Czech Radio - founded originally as Czechoslovak Radio - is celebrating 100 years since the start of regular broadcasting.
How it started around the world:
1910 – the first radio broadcast from the Metropolitan Opera in New York
1920 - radio broadcast the results of the US presidential election
1922 – regular BBC radio broadcasts begin in England
1923 – Czech radio station Radiojournal began broadcasting in Kbely on May 18, the first on the European continent
Radio broadcasting in Czechoslovakia was heard for the first time on May 18, 1923, when radio workers gathered in a tent at the airport in Prague's Kbely, and the famous "Haló, haló" was heard for the first time.
A tent borrowed from scouts, inside a piano and a few chairs - this is what the first broadcast studio in Czechoslovakia looked like.
The recordings from that time have not survived. However, their reconstructions became part of later annual broadcasts. Although in a much better sound design. Recording equipment in 1923 was much more primitive. "It was the lower part of a telephone handset, a so-called carbon microphone," explains Czech Radio historian Tomáš Pánek.
The first broadcast in May 1923 was heard by only a few dozen people. At the beginning of June, the company Radiojournal was founded and started organizing mass listening demonstrations. For example, loudspeakers were installed on Wenceslas Square, they were called speakers at the time, and people passing by stopped there in amazement.
The Czech word "rozhlas" was created in 1924 on the basis of a competition to name a new means of communication, which was launched by Radiojournal. The word ROZHLAS is composed like this: hlas = voice, the prefix "roz" means the spreading. So in Czech the name of this instituion is Český rozhlas.

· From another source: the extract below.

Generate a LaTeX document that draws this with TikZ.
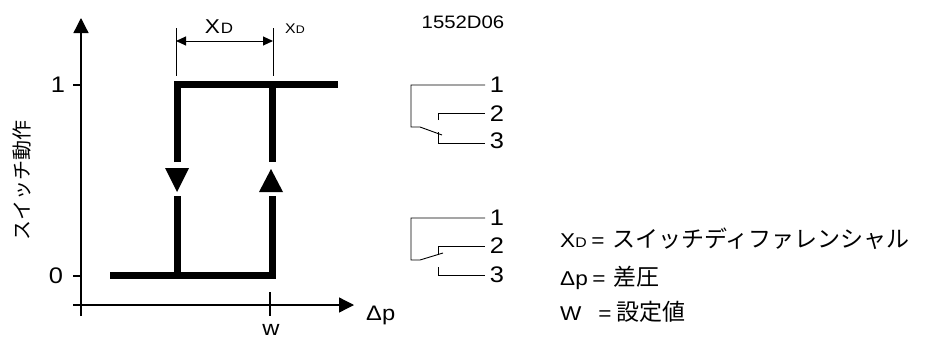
\documentclass[tikz,border=0pt]{standalone}
\usepackage{fontspec}
\setmainfont[FakeStretch=1.13]{Liberation Sans}
\newfontfamily\jp{Noto Sans CJK JP}
\usetikzlibrary{arrows.meta}
\newcommand\setfs[1]{\fontsize{#1}{#1}\selectfont}
\begin{document}
\begin{tikzpicture}[x=1pt,y=-1pt,
  stepline/.style={line width=7pt,line join=miter,line cap=butt},
  axisline/.style={line width=1.3pt},
  thinline/.style={line width=1pt},
  swline/.style={line width=0.9pt},
  lbl/.style={inner sep=0pt,font=\setfs{22.5}},
  bigtip/.style={-{Triangle[length=15pt,width=15pt]}},
  dimtip/.style={{Triangle[length=10pt,width=9pt]}-{Triangle[length=10pt,width=9pt]}}]
\useasboundingbox (0,0) rectangle (933,340);
% axes
\coordinate (yb) at (81,316); \coordinate (yt) at (81,18);
\draw[axisline,bigtip] (yb) -- (yt);
\coordinate (xl) at (73,305); \coordinate (xr) at (354,305);
\draw[axisline,bigtip] (xl) -- (xr);
\coordinate (t1a) at (73,85); \coordinate (t1b) at (81,85);
\coordinate (t0a) at (73,276); \coordinate (t0b) at (81,276);
\coordinate (twa) at (270,292); \coordinate (twb) at (270,316);
\draw[axisline] (t1a) -- (t1b) (t0a) -- (t0b) (twa) -- (twb);
\node[lbl] (one) at (58,85) {1};
\node[lbl] (zero) at (56,276) {0};
\node[lbl,anchor=north,font=\setfs{21}] (w) at (271,324) {w};
\node[lbl,anchor=base west,font=\setfs{21}] (dp) at (366,320) {Δp};
\node[inner sep=0pt,rotate=90,font=\jp\setfs{20}] (ylab) at (22,180) {スイッチ動作};
% hysteresis
\coordinate (a1) at (177,162); \coordinate (a2) at (177,84.5); \coordinate (a3) at (338,84.5);
\coordinate (b1) at (272,84.5); \coordinate (b2) at (272,162);
\coordinate (c1) at (177,196); \coordinate (c2) at (177,275.5);
\coordinate (d1) at (110,275.5); \coordinate (d2) at (272,275.5); \coordinate (d3) at (272,196);
\draw[stepline] (a1) -- (a2) -- (a3);
\draw[stepline] (b1) -- (b2);
\draw[stepline] (c1) -- (c2);
\draw[stepline] (d1) -- (d2) -- (d3);
\fill (165,168) -- (189,168) -- (177,192) -- cycle;
\fill (259,192) -- (283,192) -- (271,169) -- cycle;
% dimension
\coordinate (e1t) at (176,28); \coordinate (e1b) at (176,76);
\coordinate (e2t) at (273,28); \coordinate (e2b) at (273,76);
\draw[thinline] (e1t) -- (e1b) (e2t) -- (e2b);
\coordinate (m1) at (176,41); \coordinate (m2) at (273,41);
\draw[thinline,dimtip] (m1) -- (m2);
\node[inner sep=0pt,anchor=base] (xd1) at (219,33) {\setfs{20}X\kern1pt{\setfs{15}D}};
\node[inner sep=0pt,anchor=base west] (xd2) at (285,33) {\setfs{14}X{\setfs{11}D}};
\node[inner sep=0pt,font=\setfs{18}] (code) at (463,22) {1552D06};
% switch 1
\draw[swline] (485,85) -- (411,85) -- (411,127) -- (420,127) -- (442,135);
\draw[swline] (438,120) -- (438,113) -- (485,113);
\draw[swline] (438,132) -- (438,143) -- (485,143);
\node[lbl] (s11) at (497,85) {1};
\node[lbl] (s12) at (497,114) {2};
\node[lbl] (s13) at (497,141) {3};
% switch 2
\draw[swline] (485,218) -- (411,218) -- (411,260) -- (420,260) -- (443,253);
\draw[swline] (438,255) -- (438,246) -- (485,246);
\draw[swline] (438,267) -- (438,275) -- (485,275);
\node[lbl] (s21) at (497,218) {1};
\node[lbl] (s22) at (497,246) {2};
\node[lbl] (s23) at (497,275) {3};
% legend
\node[inner sep=0pt,anchor=base west] (l1a) at (560,247) {\setfs{20}X{\setfs{14}D}};
\node[inner sep=0pt,anchor=base] (l1b) at (598,247) {\setfs{20}=};
\node[inner sep=0pt,anchor=base west,font=\jp\setfs{23}] (l1c) at (612,247) {スイッチディファレンシャル};
\node[inner sep=0pt,anchor=base west] (l2a) at (560,285) {\setfs{20}Δp};
\node[inner sep=0pt,anchor=base] (l2b) at (599,285) {\setfs{20}=};
\node[inner sep=0pt,anchor=base west,font=\jp\setfs{23}] (l2c) at (613,285) {差圧};
\node[inner sep=0pt,anchor=base west] (l3a) at (560,320) {\setfs{20}W};
\node[inner sep=0pt,anchor=base] (l3b) at (605,320) {\setfs{20}=};
\node[inner sep=0pt,anchor=base west,font=\jp\setfs{23}] (l3c) at (616,320) {設定値};
\end{tikzpicture}
\end{document}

The oldest preserved speech of the first Czechoslovak president is Tomáš Garrigue Masaryk's speech to children on October 27, 1928. "All of us who work honestly are equal at work. A good worker is no less worthy than a good president," said Masaryk.
Radio around 1938
Currently, Czech Radio broadcasts on four nationwide and four special stations and operates a network of regional broadcasts in all regions of the Czech Republic. Broadcasting abroad in six world languages is an integral part. But content does not only spread over radio waves. Convenient listening to news from home and around the world, journalism, music and much more is also possible through websites and mobile applications.